Nascar turned to Picc. ‘Alright, we got everything we need.’ He didn’t nod his head slightly as he said this, looking for consensus; he nodded his head five or six times,
rapidly, as if he were daring anyone to stop him.
The pilot said he could still see the men. He prepared to turn towards them one last time.
‘Roger. That is your target, we are awaiting approval’, Nascar said.

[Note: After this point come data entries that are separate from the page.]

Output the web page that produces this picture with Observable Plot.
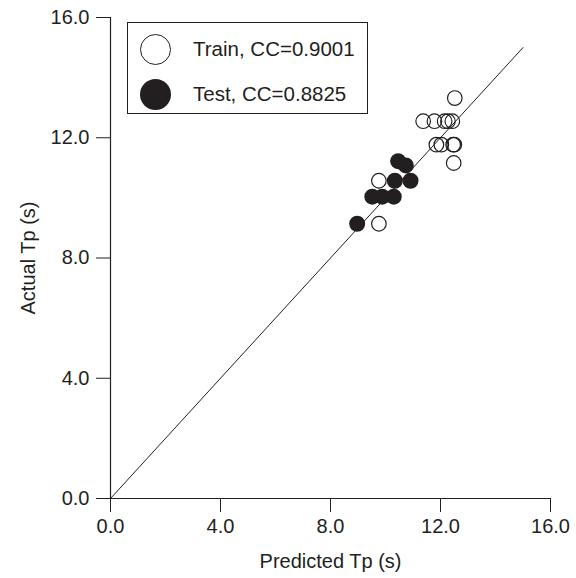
<!DOCTYPE html>
<html>
<head>
<meta charset="utf-8">
<script src="https://cdn.jsdelivr.net/npm/d3@7"></script>
<script src="https://cdn.jsdelivr.net/npm/@observablehq/plot@0.6"></script>
<style>
  html, body { margin: 0; padding: 0; background: #fff; }
  #wrap { position: relative; width: 576px; height: 578px; font-family: "Liberation Sans", Arial, sans-serif; }
  #legend { position: absolute; left: 127px; top: 22px; width: 241px; height: 92px; border: 1px solid #231f20; box-sizing: border-box; background: #fff; }
  .row { position: absolute; left: 0; height: 32px; display: flex; align-items: center; font-size: 20.5px; color: #231f20; }
  .sw { width: 31px; height: 31px; border-radius: 50%; box-sizing: border-box; margin-left: 12px; margin-right: 22px; }
</style>
</head>
<body>
<div id="wrap"></div>
<script>
// Data
const trainPred   = [12.52, 11.37, 11.78, 12.15, 12.27, 12.43, 11.85, 12.03, 12.46, 12.50, 12.48, 9.76, 9.76];
const trainActual = [13.32, 12.55, 12.55, 12.55, 12.55, 12.55, 11.77, 11.77, 11.77, 11.77, 11.16, 10.57, 9.14];
const testPred    = [10.46, 10.74, 10.34, 10.91, 9.52, 9.88, 10.30, 8.97];
const testActual  = [11.22, 11.08, 10.57, 10.57, 10.04, 10.04, 10.04, 9.14];
const lineEnds    = [0, 15];
const ticks       = [0, 4, 8, 12, 16];
const legendItems = ["Train, CC=0.9001", "Test, CC=0.8825"];

const train = trainPred.map((p, i) => ({pred: p, actual: trainActual[i]}));
const test  = testPred.map((p, i) => ({pred: p, actual: testActual[i]}));
const diag  = lineEnds.map(v => ({pred: v, actual: v}));

const ink = "#231f20";
const fmt = d => d.toFixed(1);

const chart = Plot.plot({
  width: 576,
  height: 578,
  marginLeft: 110,
  marginRight: 26,
  marginTop: 17,
  marginBottom: 80,
  style: {fontFamily: '"Liberation Sans", Arial, sans-serif', fontSize: "20px", color: ink, background: "#fff"},
  x: {domain: [0, 16]},
  y: {domain: [0, 16]},
  marks: [
    Plot.axisX({ticks, tickFormat: fmt, tickSize: 14, tickPadding: 6, fontSize: 20,
      label: "Predicted Tp (s)", labelAnchor: "center", labelArrow: "none", labelOffset: 69}),
    Plot.axisY({ticks, tickFormat: fmt, tickSize: 14, tickPadding: 7, fontSize: 20,
      label: "Actual Tp (s)", labelAnchor: "center", labelArrow: "none", labelOffset: 90}),
    Plot.ruleY([0], {stroke: ink, strokeWidth: 1.2}),
    Plot.ruleX([0], {stroke: ink, strokeWidth: 1.2}),
    Plot.line(diag, {x: "pred", y: "actual", stroke: ink, strokeWidth: 1}),
    Plot.dot(test, {x: "pred", y: "actual", r: 8, fill: ink, stroke: "none"}),
    Plot.dot(train, {x: "pred", y: "actual", r: 7.3, fill: "none", stroke: ink, strokeWidth: 1.2})
  ]
});

const wrap = document.getElementById("wrap");
wrap.appendChild(chart);

const legend = document.createElement("div");
legend.id = "legend";
legendItems.forEach((label, i) => {
  const row = document.createElement("div");
  row.className = "row";
  row.style.top = (i === 0 ? 10 : 55) + "px";
  const sw = document.createElement("div");
  sw.className = "sw";
  if (i === 0) { sw.style.border = "1.3px solid " + ink; sw.style.background = "#fff"; }
  else { sw.style.background = ink; }
  const t = document.createElement("span");
  t.textContent = label;
  row.appendChild(sw);
  row.appendChild(t);
  legend.appendChild(row);
});
wrap.appendChild(legend);
</script>
</body>
</html>
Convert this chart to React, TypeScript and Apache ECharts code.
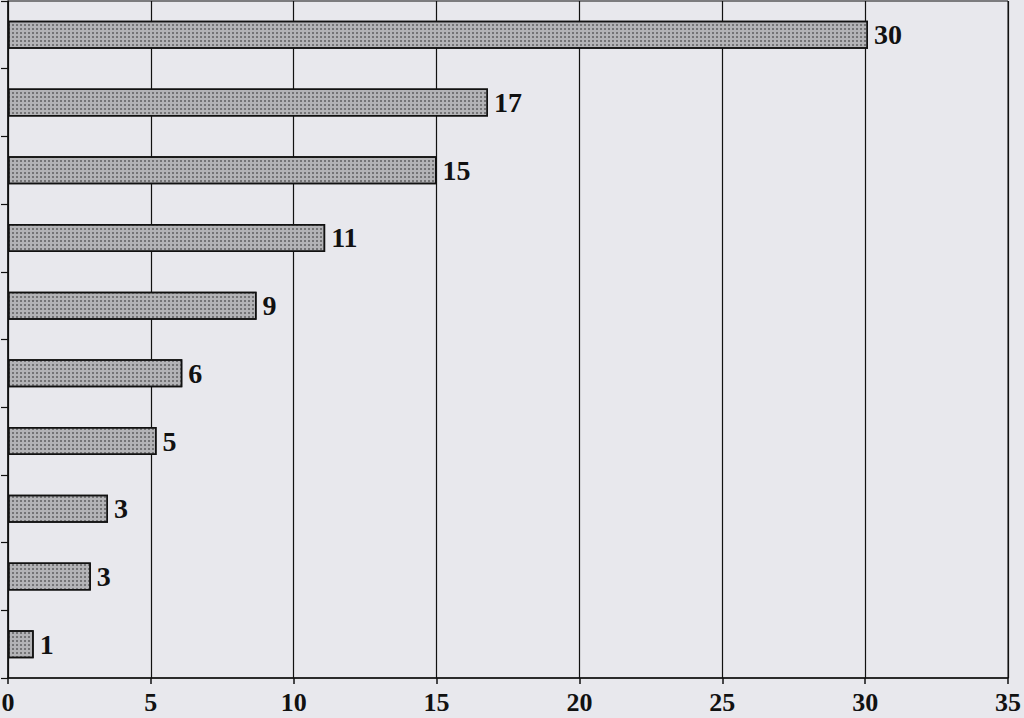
import React, { useEffect, useRef } from "react";
import * as echarts from "echarts";

const categories = ["c1", "c2", "c3", "c4", "c5", "c6", "c7", "c8", "c9", "c10"];
const values = [30.1, 16.8, 15.0, 11.1, 8.7, 6.1, 5.2, 3.5, 2.9, 0.9];
const barLabels = ["30", "17", "15", "11", "9", "6", "5", "3", "3", "1"];
const xTicks = [0, 5, 10, 15, 20, 25, 30, 35];

export default function App() {
  const ref = useRef<HTMLDivElement>(null);
  useEffect(() => {
    if (!ref.current) return;
    const chart = echarts.init(ref.current, undefined, { renderer: "svg" });
    const serif = "'Liberation Serif', 'Times New Roman', serif";
    chart.setOption({
      animation: false,
      backgroundColor: "#e8e8ed",
      grid: {
        left: 8,
        right: 16,
        top: 1,
        bottom: 40,
        containLabel: false,
        outerBoundsMode: "none",
        show: true,
        borderColor: "#111",
        borderWidth: 1,
        backgroundColor: "transparent",
      },
      xAxis: {
        type: "value",
        min: xTicks[0],
        max: xTicks[xTicks.length - 1],
        interval: 5,
        axisLine: { show: true, lineStyle: { color: "#111", width: 1.5 } },
        axisTick: { show: true, length: 6, lineStyle: { color: "#111", width: 1.5 } },
        splitLine: { show: true, lineStyle: { color: "#111", width: 1.2 } },
        axisLabel: {
          margin: 11,
          fontSize: 26,
          lineHeight: 26,
          fontWeight: "bold",
          fontFamily: serif,
          color: "#111",
        },
      },
      yAxis: {
        type: "category",
        data: categories,
        inverse: true,
        axisLine: { show: true, lineStyle: { color: "#111", width: 1.5 } },
        axisTick: { show: true, length: 7, lineStyle: { color: "#111", width: 1.2 } },
        axisLabel: { show: false },
        splitLine: { show: false },
      },
      series: [
        {
          type: "bar",
          data: values,
          barWidth: 28,
          itemStyle: {
            color: "#b3b3b6",
            borderColor: "#111",
            borderWidth: 1.5,
            decal: {
              symbol: "rect",
              symbolSize: 1,
              color: "rgba(40,40,40,0.45)",
              dashArrayX: [2, 2],
              dashArrayY: [2, 2],
              rotation: 0,
            },
          },
          label: {
            show: true,
            position: "right",
            distance: 6,
            fontSize: 28,
            fontWeight: "bold",
            fontFamily: serif,
            color: "#111",
            formatter: (p: any) => barLabels[p.dataIndex],
          },
        },
      ],
    });
    return () => chart.dispose();
  }, []);
  return (
    <div
      ref={ref}
      style={{ position: "fixed", left: 0, top: 0, width: 1024, height: 718 }}
    />
  );
}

‘Mission approved’, said Picc, who was talking to the Battalion HQ on another radio. Nascar nodded and spoke to the pilot. ‘Final attack headings 3 6 0 to 0 1 5. Your mission
is approved. Your airspace below is clear. Stand by for push.’ Every muscle under the thin skin of his face strained towards his eyes, locked on to the laptop screen. A long furrow ran from
his hair, across his forehead and between his eyebrows. A large vein was visible on one side of his head. ‘He’s inbound’, he said and leaned closer to the screen. A minute passed.
Nothing.
‘What happened? What are we waiting on?’ said Picc.
‘We’re waiting for him to call inbound’, said Nascar. His head plunged closer to the screen. ‘Come on buddy, push. Goddamn.’